* **Aim**
Your output is the lines from the first one to the one containing "var yTicks = [0, 10, 20, 30, 40, 50, 60];", repeated exactly, with images left out.

Figure scripts:
--
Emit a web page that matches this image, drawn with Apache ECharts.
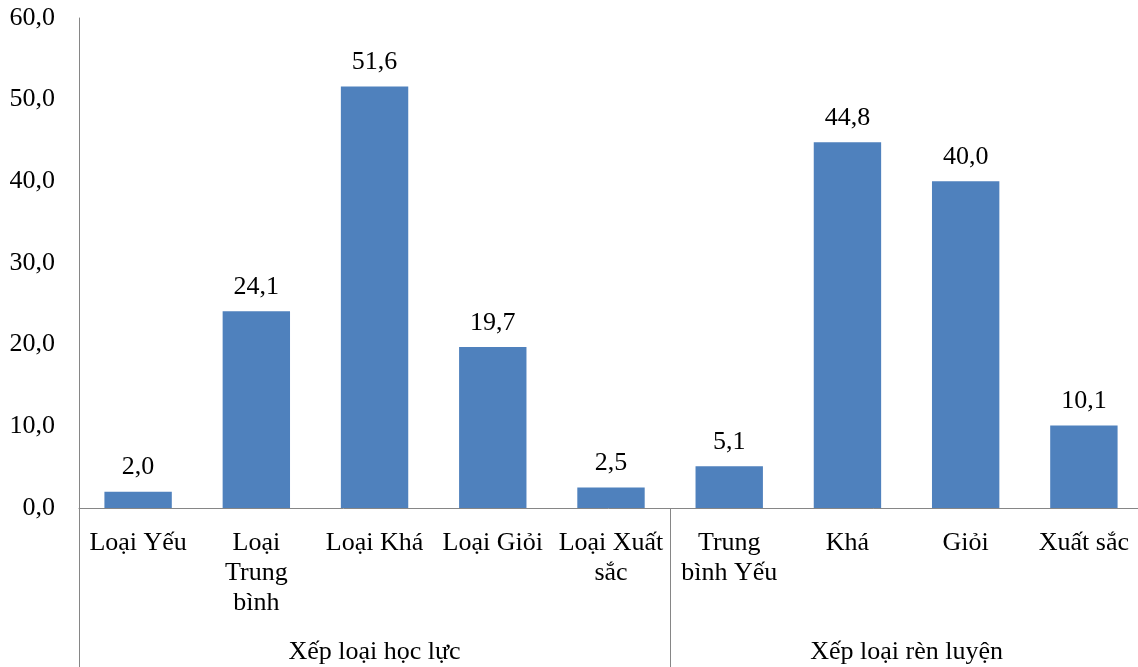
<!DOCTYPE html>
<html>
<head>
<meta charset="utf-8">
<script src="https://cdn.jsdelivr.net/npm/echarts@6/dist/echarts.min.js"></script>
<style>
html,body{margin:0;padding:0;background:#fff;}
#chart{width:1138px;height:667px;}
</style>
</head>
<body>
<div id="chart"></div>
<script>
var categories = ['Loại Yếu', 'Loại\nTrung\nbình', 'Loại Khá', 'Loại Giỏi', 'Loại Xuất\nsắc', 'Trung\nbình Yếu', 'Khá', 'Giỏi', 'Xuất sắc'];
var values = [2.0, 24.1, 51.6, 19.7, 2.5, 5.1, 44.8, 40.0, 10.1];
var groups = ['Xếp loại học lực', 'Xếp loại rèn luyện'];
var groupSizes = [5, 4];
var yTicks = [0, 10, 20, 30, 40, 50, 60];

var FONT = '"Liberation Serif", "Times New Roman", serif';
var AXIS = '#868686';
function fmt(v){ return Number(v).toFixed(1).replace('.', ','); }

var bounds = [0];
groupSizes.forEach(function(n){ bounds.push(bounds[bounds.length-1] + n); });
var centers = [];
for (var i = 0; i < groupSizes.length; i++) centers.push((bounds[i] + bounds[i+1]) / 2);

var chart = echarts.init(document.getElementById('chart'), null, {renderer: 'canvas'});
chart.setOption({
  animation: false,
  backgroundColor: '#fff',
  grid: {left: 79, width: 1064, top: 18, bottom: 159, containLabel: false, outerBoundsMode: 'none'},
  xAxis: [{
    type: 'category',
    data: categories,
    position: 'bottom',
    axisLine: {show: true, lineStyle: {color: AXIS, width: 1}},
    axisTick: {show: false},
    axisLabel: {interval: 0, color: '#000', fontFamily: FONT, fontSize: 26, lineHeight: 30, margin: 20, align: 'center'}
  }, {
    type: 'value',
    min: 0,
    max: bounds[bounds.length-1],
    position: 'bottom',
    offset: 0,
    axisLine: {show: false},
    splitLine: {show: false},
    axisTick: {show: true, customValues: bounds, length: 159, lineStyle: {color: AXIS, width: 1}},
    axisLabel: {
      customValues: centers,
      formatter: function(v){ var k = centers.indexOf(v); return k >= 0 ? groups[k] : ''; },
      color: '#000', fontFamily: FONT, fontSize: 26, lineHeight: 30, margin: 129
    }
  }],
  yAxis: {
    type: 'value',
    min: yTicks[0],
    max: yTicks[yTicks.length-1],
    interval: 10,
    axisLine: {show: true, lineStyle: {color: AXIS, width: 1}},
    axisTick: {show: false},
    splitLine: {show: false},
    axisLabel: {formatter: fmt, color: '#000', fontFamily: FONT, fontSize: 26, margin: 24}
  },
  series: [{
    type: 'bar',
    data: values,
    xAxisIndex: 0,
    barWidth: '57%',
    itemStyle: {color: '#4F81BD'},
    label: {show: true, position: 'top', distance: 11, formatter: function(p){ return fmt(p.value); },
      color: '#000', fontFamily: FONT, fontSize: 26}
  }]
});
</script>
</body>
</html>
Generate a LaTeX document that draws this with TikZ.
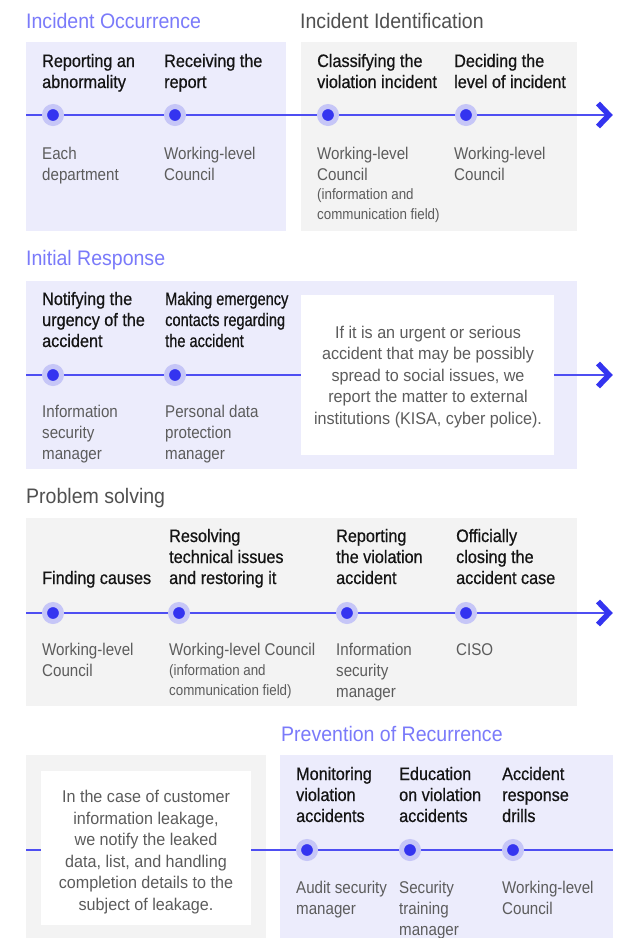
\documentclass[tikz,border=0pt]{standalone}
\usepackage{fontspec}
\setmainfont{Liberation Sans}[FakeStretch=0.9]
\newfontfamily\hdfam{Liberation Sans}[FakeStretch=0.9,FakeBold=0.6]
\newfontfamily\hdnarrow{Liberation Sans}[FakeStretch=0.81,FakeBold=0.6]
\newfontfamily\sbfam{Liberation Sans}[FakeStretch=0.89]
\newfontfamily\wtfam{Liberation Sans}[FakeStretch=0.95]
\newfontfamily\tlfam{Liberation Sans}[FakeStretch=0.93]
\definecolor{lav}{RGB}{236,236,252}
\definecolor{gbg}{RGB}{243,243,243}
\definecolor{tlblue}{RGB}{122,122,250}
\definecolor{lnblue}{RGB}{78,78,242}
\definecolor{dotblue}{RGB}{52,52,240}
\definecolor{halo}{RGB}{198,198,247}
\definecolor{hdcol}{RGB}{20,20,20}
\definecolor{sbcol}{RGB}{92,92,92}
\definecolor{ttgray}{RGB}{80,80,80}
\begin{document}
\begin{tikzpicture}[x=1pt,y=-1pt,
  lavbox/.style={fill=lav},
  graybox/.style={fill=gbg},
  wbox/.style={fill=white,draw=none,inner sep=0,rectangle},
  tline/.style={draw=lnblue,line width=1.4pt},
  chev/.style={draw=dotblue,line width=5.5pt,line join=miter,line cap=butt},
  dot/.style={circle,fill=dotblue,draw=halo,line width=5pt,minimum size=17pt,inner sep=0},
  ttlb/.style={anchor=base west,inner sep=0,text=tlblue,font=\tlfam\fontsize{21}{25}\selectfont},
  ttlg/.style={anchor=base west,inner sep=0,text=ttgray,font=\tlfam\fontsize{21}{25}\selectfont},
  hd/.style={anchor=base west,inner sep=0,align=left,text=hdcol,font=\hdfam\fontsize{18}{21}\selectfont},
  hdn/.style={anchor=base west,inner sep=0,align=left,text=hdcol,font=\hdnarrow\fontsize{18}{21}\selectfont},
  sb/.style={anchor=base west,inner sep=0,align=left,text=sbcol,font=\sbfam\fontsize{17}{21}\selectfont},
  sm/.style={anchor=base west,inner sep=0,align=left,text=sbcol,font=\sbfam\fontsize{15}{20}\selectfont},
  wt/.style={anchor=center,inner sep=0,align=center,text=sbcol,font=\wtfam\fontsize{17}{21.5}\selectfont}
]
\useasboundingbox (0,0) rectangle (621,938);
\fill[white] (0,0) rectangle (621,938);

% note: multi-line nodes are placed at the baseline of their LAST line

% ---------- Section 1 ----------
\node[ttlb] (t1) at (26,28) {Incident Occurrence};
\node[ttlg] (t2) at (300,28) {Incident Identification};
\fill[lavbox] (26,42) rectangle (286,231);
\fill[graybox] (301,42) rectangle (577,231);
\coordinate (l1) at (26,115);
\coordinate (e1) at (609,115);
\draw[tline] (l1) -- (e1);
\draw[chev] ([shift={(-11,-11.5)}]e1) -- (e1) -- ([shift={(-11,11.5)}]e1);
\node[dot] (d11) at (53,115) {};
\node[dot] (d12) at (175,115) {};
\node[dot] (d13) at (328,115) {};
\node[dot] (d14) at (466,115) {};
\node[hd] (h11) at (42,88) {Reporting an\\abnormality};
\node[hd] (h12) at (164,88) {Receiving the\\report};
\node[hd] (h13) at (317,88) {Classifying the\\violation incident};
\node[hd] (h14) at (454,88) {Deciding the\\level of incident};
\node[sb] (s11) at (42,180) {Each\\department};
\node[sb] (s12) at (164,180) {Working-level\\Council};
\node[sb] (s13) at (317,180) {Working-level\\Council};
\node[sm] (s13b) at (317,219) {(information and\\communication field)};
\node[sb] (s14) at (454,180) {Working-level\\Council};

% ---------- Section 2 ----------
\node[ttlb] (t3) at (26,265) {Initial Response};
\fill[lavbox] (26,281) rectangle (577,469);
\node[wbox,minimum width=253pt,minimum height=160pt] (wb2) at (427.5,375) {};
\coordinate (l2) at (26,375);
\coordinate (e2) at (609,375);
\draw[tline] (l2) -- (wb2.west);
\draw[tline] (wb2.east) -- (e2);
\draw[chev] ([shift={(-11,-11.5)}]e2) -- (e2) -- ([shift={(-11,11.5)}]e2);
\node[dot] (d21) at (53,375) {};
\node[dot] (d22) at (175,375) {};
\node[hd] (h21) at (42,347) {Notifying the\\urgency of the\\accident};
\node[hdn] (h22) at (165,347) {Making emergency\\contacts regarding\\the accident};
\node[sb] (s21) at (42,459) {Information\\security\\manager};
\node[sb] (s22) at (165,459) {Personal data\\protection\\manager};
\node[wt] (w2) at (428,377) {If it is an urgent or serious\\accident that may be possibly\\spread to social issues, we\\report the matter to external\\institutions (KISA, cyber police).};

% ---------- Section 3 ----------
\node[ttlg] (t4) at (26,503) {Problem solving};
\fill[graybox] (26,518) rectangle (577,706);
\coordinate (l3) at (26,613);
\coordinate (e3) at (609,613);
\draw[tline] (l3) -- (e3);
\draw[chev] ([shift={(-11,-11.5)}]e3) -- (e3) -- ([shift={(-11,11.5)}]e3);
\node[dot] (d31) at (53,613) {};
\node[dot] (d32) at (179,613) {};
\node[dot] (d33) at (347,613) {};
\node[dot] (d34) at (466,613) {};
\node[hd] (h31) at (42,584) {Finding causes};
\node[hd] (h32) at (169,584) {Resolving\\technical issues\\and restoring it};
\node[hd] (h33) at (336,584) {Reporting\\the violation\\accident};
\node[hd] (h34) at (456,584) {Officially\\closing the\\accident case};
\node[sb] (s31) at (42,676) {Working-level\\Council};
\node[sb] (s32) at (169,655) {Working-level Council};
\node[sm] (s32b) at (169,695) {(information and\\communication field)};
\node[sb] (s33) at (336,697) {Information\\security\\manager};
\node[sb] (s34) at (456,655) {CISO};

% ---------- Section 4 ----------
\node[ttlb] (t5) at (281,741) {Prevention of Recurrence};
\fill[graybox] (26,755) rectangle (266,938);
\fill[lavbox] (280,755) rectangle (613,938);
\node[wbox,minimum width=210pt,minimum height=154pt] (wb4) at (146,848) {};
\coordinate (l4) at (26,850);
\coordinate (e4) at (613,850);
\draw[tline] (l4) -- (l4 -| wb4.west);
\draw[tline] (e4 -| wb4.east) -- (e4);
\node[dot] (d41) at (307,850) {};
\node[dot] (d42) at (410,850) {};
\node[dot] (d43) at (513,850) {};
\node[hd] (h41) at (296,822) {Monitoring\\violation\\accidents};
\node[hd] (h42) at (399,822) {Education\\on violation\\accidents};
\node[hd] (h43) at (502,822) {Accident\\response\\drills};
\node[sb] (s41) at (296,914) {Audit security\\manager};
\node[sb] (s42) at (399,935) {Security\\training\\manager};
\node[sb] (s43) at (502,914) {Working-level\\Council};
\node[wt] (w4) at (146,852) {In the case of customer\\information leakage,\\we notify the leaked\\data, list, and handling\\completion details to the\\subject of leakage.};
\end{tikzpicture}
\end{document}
--
* **The solution**
Emit a web page that matches this image, drawn with Apache ECharts.
<!DOCTYPE html>
<html>
<head>
<meta charset="utf-8">
<script src="https://cdn.jsdelivr.net/npm/echarts@6/dist/echarts.min.js"></script>
<style>
html,body{margin:0;padding:0;background:#fff;}
#chart{width:1138px;height:667px;}
</style>
</head>
<body>
<div id="chart"></div>
<script>
var categories = ['Loại Yếu', 'Loại\nTrung\nbình', 'Loại Khá', 'Loại Giỏi', 'Loại Xuất\nsắc', 'Trung\nbình Yếu', 'Khá', 'Giỏi', 'Xuất sắc'];
var values = [2.0, 24.1, 51.6, 19.7, 2.5, 5.1, 44.8, 40.0, 10.1];
var groups = ['Xếp loại học lực', 'Xếp loại rèn luyện'];
var groupSizes = [5, 4];
var yTicks = [0, 10, 20, 30, 40, 50, 60];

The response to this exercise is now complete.